Friday, November 18, 2016
Daily I feel and live within a very strong and unconditional love for everything and everyone, an attitude that arises through my relationship with the force I call God. Life is also very difficult for me, being older, disabled and having a speech impediment. I work constantly to balance the two - my challenge. Just the same, it is a wonderful life. I find myself wishing that others could experience the love and peace that I feel. That love and peace requires focus, concentration and de-emphasizing the importance of the recent worldly accomplishments, enjoying them but not believing in them, a way of life I suggest in my book.
Thursday, November 17, 2016
Today and ever since the election I have been reflecting on lessons contained in the movie "Avatar". In that movie people with short term financial interests wanted to take over the planet, Pandora. The residents of that planet had a very spiritual and connected way of life, honoring everything and everyone on the planet. The residents had a very special relationship with a particular tree they called the "home tree". At one point one of the potential invaders commented that "it’s just a tree" and later in the movie destroyed it. The residents then threw the invaders off of the planet. Thinking of the movie as a metaphor and Earth as our Pandora, we did not throw the invaders off of the planet - we put them in charge of it, with the expected consequences. As I point out in my book, the spiritual life requires focus but is also magical, like Pandora.

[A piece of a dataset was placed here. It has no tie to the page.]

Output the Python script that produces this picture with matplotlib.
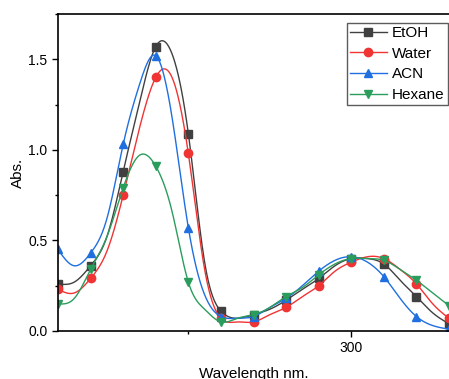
import numpy as np
import matplotlib
matplotlib.use('Agg')
import matplotlib.pyplot as plt
from matplotlib.ticker import MultipleLocator, FormatStrFormatter

plt.rcParams['font.family'] = ['Liberation Sans', 'DejaVu Sans']

# every 5 nm, symbols shown every 10 nm
wavelength = [210, 215, 220, 225, 230, 235, 240, 245, 250, 255, 260, 265, 270,
              275, 280, 285, 290, 295, 300, 305, 310, 315, 320, 325, 330]
etoh = [0.26, 0.27, 0.36, 0.52, 0.88, 1.26, 1.57, 1.53, 1.09, 0.38, 0.11, 0.07, 0.09,
        0.12, 0.17, 0.23, 0.29, 0.36, 0.40, 0.40, 0.37, 0.28, 0.19, 0.10, 0.04]
water = [0.23, 0.21, 0.29, 0.44, 0.75, 1.12, 1.40, 1.40, 0.98, 0.34, 0.07, 0.05, 0.05,
         0.09, 0.13, 0.19, 0.25, 0.33, 0.38, 0.41, 0.40, 0.34, 0.26, 0.15, 0.07]
acn = [0.45, 0.36, 0.43, 0.62, 1.03, 1.36, 1.52, 1.18, 0.57, 0.20, 0.08, 0.07, 0.08,
       0.13, 0.18, 0.25, 0.33, 0.39, 0.41, 0.38, 0.30, 0.18, 0.08, 0.03, 0.01]
hexane = [0.15, 0.18, 0.34, 0.52, 0.79, 0.97, 0.91, 0.66, 0.27, 0.12, 0.05, 0.07, 0.09,
          0.13, 0.19, 0.24, 0.31, 0.37, 0.40, 0.40, 0.39, 0.34, 0.28, 0.21, 0.14]

labels = ['EtOH', 'Water', 'ACN', 'Hexane']
colors = ['#404040', '#f03434', '#1f6fe0', '#2a9d5c']
markers = ['s', 'o', '^', 'v']


def spline(x, y, xs):
    # natural cubic spline, only used to draw the smooth line
    x = np.asarray(x, float)
    y = np.asarray(y, float)
    n = len(x)
    h = np.diff(x)
    A = np.zeros((n, n))
    b = np.zeros(n)
    A[0, 0] = A[-1, -1] = 1
    for i in range(1, n - 1):
        A[i, i - 1] = h[i - 1]
        A[i, i] = 2 * (h[i - 1] + h[i])
        A[i, i + 1] = h[i]
        b[i] = 6 * ((y[i + 1] - y[i]) / h[i] - (y[i] - y[i - 1]) / h[i - 1])
    M = np.linalg.solve(A, b)
    idx = np.clip(np.searchsorted(x, xs) - 1, 0, n - 2)
    x0, x1 = x[idx], x[idx + 1]
    hh = x1 - x0
    t0 = x1 - xs
    t1 = xs - x0
    return (M[idx] * t0**3 / (6 * hh) + M[idx + 1] * t1**3 / (6 * hh)
            + (y[idx] / hh - M[idx] * hh / 6) * t0
            + (y[idx + 1] / hh - M[idx + 1] * hh / 6) * t1)


fig = plt.figure(figsize=(4.49, 3.79), dpi=100)
ax = fig.add_axes([58 / 449, 48 / 379, 391 / 449, 317 / 379])

xs = np.linspace(wavelength[0], wavelength[-1], 800)
for ys, lab, c, m in zip([etoh, water, acn, hexane], labels, colors, markers):
    ax.plot(xs, spline(wavelength, ys, xs), color=c, lw=1.0)
    ax.plot(wavelength[::2], ys[::2], ls='none', marker=m, color=c, ms=6)
    ax.plot([], [], color=c, marker=m, ms=6, lw=1.0, label=lab)

ax.set_xlim(210, 330)
ax.set_ylim(0, 1.75)
ax.xaxis.set_major_locator(MultipleLocator(100))
ax.xaxis.set_minor_locator(MultipleLocator(50))
ax.yaxis.set_major_locator(MultipleLocator(0.5))
ax.yaxis.set_minor_locator(MultipleLocator(0.25))
ax.yaxis.set_major_formatter(FormatStrFormatter('%.1f'))
ax.tick_params(which='major', direction='out', length=4, width=1, labelsize=10)
ax.tick_params(which='minor', direction='out', length=2.5, width=1)
ax.spines['right'].set_visible(False)
for s in ['left', 'top', 'bottom']:
    ax.spines[s].set_linewidth(1.2)

ax.set_ylabel('Abs.', fontsize=11, labelpad=2.5)
ax.set_xlabel('Wavelength nm.', fontsize=11, labelpad=8)

leg = ax.legend(loc='upper right', bbox_to_anchor=(0.997, 0.972), fontsize=11,
                frameon=True, fancybox=False, edgecolor='#333333',
                handlelength=2.4, handletextpad=0.35, borderpad=0.2,
                labelspacing=0.44, borderaxespad=0)
leg.get_frame().set_linewidth(1.0)

fig.savefig('out.png', dpi=100)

Wednesday, November 16, 2016
Yesterday my wife, Maria, got upset with me for being to abrupt, even harsh, which she took as personal criticism. I definitely was overly abrupt, though my behavior was a result of my own frustration over my poor communication and not directed at her. I kept thinking of a phrase that I have heard in recovery meetings "if I am not at fault, there is no solution". I modified my behavior to be more pleasant. Today we dealt with a difficult bureaucracy (M.V.A.!) and I maintained a pleasant, less abrupt attitude for which she commended me. My challenge now is to keep it up.
Monday, November 14, 2016
Today I became lost, frustrated and angry because of my efforts and eventual failure to navigate through technology, supposed technological advances. This condition is short-term, trivial and will pass shortly but is increasingly common in a world that is becoming more technological and lacking the love I mentioned yesterday and speak of in my book. On the other hand there was the young man who stopped to offer me help this afternoon, the laughter of the plumber who fixed my toilet and the love of my wife. This was a day of contrasting options and my choice is obvious.
Sunday, November 13, 2016
I am not very political since politics does not meet the need, nor is it responsive to the general public. I care, very passionately, about all people and this earth that supports us. Recent events in this country are and have been very reactive and fear-based, an approach that I used with limited success for many years. I now use a love-based approach, which I explain in my book, Three Simple Questions: Being in the World, But Not of It. My approach is based on three questions to consider when planning any sort of activity. The questions are: would I do this in front of God, or whatever you call that power/force?; is my name really on it or is it really my responsibility?; will this increase the integrity of the universe, or is this loving? I wrote and published the book as part of my effort to change the world.